また、リオは07年のアルミ大手買収で巨額の負債を抱えており「債務問題が世界的な金融収縮でクローズアップされたことも買収断念の一因になった」(M&Aに詳しい豪州クレイトン・ユッツ法律事務所の加納寛之弁護士)。BHPのマリウス・クロッパーズCEOは「リオ買収で負債が増加することと、(独禁法による)資産売却の困難さで、株主価値に対するリスクが許容範囲をこえかねない」とコメントしている。

視界不良の減産対応

この幕切れに日本の鉄鋼業界では「買収を実質的に断念したことを歓迎する」(鉄鋼連盟会長を務める新日本製鉄の宗岡正二社長)と喜びの声が上がる。だがこれで一安心とはいかない。世界的な鉄鋼需要低迷の影響は免れないからだ。

BHPが買収撤回を表明する数時間前、新日鉄の宗岡社長は、今年度の減産幅が200万トン強に拡大することを明らかにした。10月末に100万トンの減産を発表してから、1カ月足らずで減産幅を倍増させた格好だ。JFEスチールも当初の50万トンから150万トンへ減産幅を拡大。「取引先からは週を追うごとに、悪い(注文の)数字が上がってくる」と、高炉メーカー幹部は、底の見えない需要減退に不安をあらわにする。

鉄鉱石と原料炭は年度ごとの価格改定のため、現在でも高値水準は変わらない。一部製品については10月に価格を引き上げたばかりだ。

しかし最大規模の需要家である自動車業界の落ち込みぶりは甚大で、減産が追いつかなくなれば、価格を維持することも困難になる。

急激な実需の冷え込みは、川上との価格交渉にも異変を招いている。「山元(資源会社)が原料価格交渉のスケジュールを言ってこない。いつもならプレトーク(事前交渉)をしている時期なのだが……」(高炉メーカー幹部)。価格交渉は通常なら11月に交渉が始まるが、今年はそのメドすら立っていないという。需要見通しが立たない中、資源会社は様子見を決め込んでいるようだ。

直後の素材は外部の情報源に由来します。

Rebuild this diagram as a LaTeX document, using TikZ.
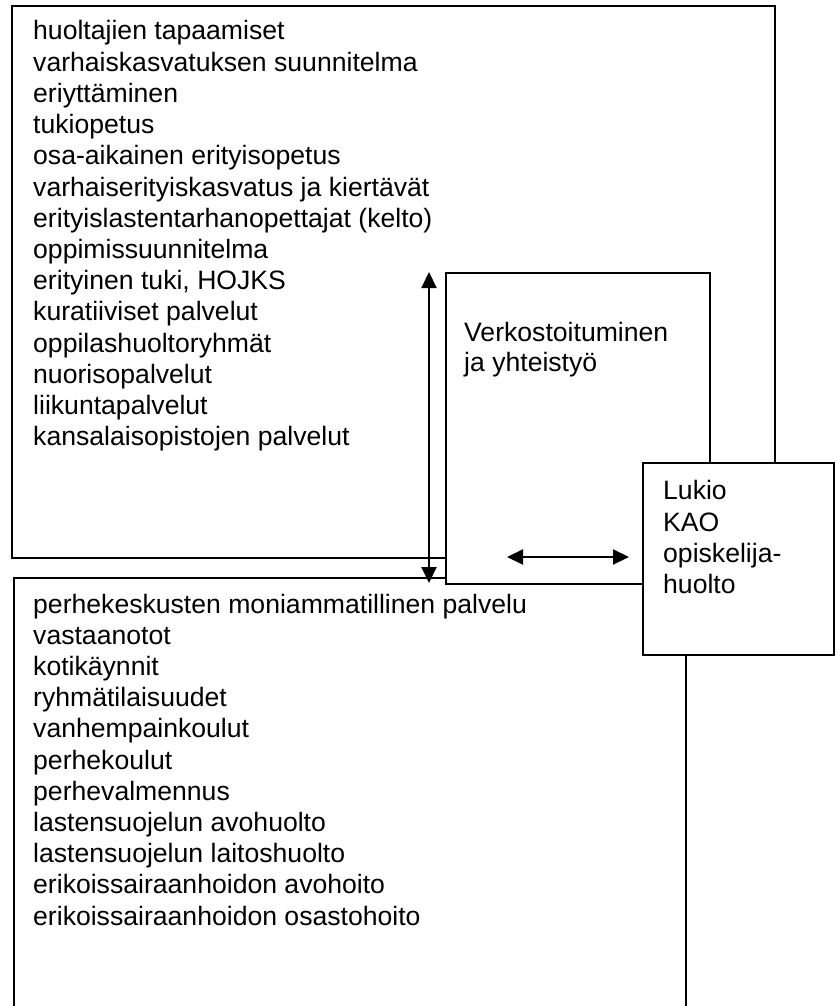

近年、価格交渉で資源会社に押されてきた鉄鋼メーカーにとっては値下げを求める好機となる。だが、そうした構図は原料交渉と前後して行われる需要家の価格交渉へと引き継がれる。「市況品はしっかりと市況に応じた価格に。大物の鋼材も立ち止まって考えるべき」(トヨタ自動車の木下光男副社長)。原料上昇を理由に鋼材値上げを推し進めてきただけに、需要家の値下げ要求が激化することは必至だ。

鉄鋼メーカーは資源急騰に悲鳴を上げてきたものの、ふたを開けてみると極めて高水準の収益を確保している。以前は「鉄鋼需要は強い。原料上昇分を値上げできれば問題ない」(高炉幹部)と言ったが、局面は完全に変わった。追加減産に値下げ圧力。鉄鋼業界は次なる苦境に直面している。